Outcomes of HIV-exposed children in western Kenya: efficacy of prevention of mother to child transmission in a resource-constrained setting.J Acquir Immune Defic Syndr 2010; 54(1):42-50JA
To compare rates of mother to child transmission of HIV and infant survival in women-infant dyads receiving different interventions in a prevention of Mother to Child Transmission (pMTCT) program in western Kenya.
Retrospective cohort study using prospectively collected data stored in an electronic medical record system.
Eighteen HIV clinics in western Kenya.
HIV-exposed infants enrolled between February 2002 and July 2007, at any of the United States Agency for International Development-Academic Model Providing Access To Healthcare partnership clinics.
MAIN OUTCOME MEASURES
Combined endpoint (CE) of infant HIV status and mortality at 3 and 18 months.
Descriptive statistics, chi Fisher exact test, and multivariable modeling.
Between February 2002 and July 2007, 2477 HIV-exposed children were registered for care by the United States Agency for International Development-Academic Model Providing Access To Healthcare partnership pMTCT program before 3 months of age. Median age at enrollment was 6.1 weeks; 50.4% infants were male. By 3 months, 31 of 2477 infants (1.3%) were dead and 183 (7.4%) were lost to follow-up. One thousand (40%) underwent HIV DNA Polymerase Chain Reaction virologic test at a median age of 8.3 weeks: 5% were HIV infected, 89% uninfected, and 6% were indeterminate. Of the 968 infants with specific test results or mortality data at 3 months, the CE of HIV infection or death was reached in 84 of 968 (8.7%) infants. The 3-month CE was significantly impacted (A) by maternal prophylaxis [51 of 752 (6.8%) combination antiretroviral therapy (cART); 8 of 69 (11.6%) single-dose nevirapine (sdNVP); and 25 of 147 (17%) no prophylaxis (P < 0.001)] and (B) by feeding method for the 889 of 968 (91.8%) mother-infant pairs for which feeding choice was documented [5 of 29 (17.2%) exclusive breastfeeding; 13 of 110 (11.8%) mixed feeding; and 54 of 750 (7.2%) formula feeding (P = 0.041)]. Of the 1201 infants > or = 18 months of age: 41 (3.4%) were deceased and 329 (27.4%) were lost to follow-up. Of 621 of 831 (74.7%) infants tested, 65 (10.5%) were infected resulting in a CE of 103 of 659 (15.6%). CE differed significantly by maternal prophylaxis [52 of 441 (11.8%) for cART; 13 of 96 (13.5%) for sdNVP; and 38 of 122 (31.2%) no therapy group (P < 0.001)] but not by feeding method for the 638 of 659 (96.8%) children with documented feeding choice [7 of 35 (20%) exclusive breastfeeding, 14 of 63 (22.2%) mixed, and 74 of 540 (13.7%) formula (P = 0.131)]. On multivariate analysis, sdNVP (odds ratio: 0.4; 95% confidence interval: 0.2 to 0.8) and cART (odds ratio: 0.3; 95% confidence interval: 0.2 to 0.6) were associated with fewer CE. At 18 months, feeding method was not significantly associated with the CE.

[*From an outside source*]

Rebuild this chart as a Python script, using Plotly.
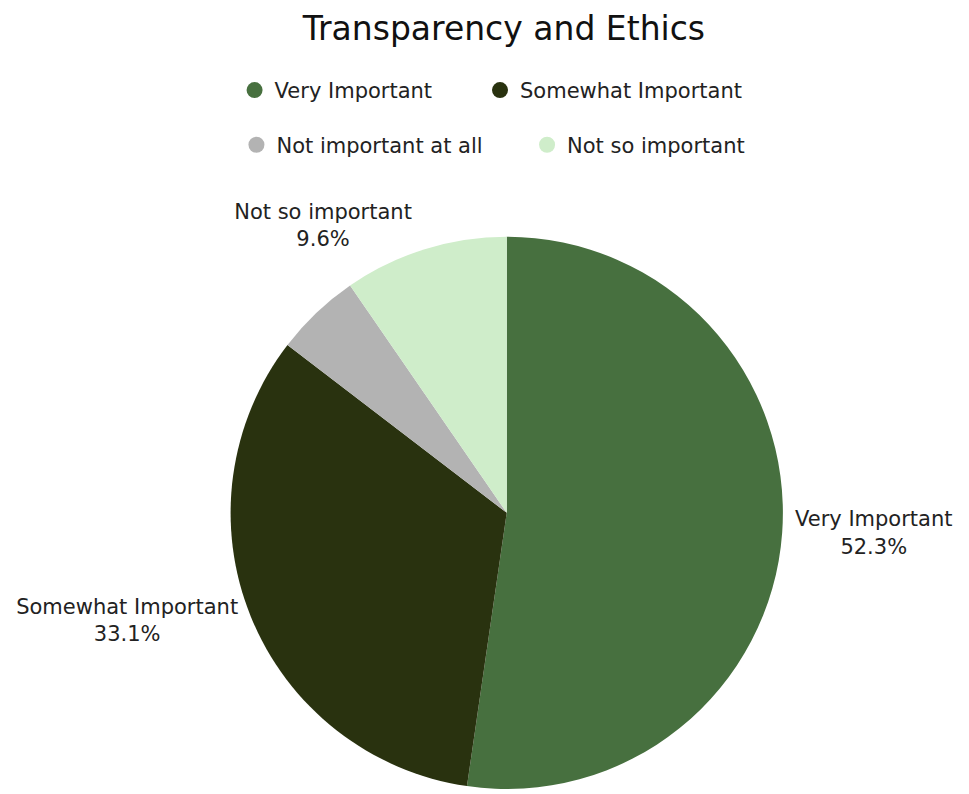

Though ascertainment bias is likely, results strongly suggest a benefit of antiretroviral prophylaxis in reducing infant death and HIV infection, but do not show a benefit at 18-months from the use of formula. There was a high rate of loss to follow up, and adherence to the HIV infant testing protocol was less than 50% indicating the need to address barriers related to infant HIV testing, and to improve outreach and follow-up services.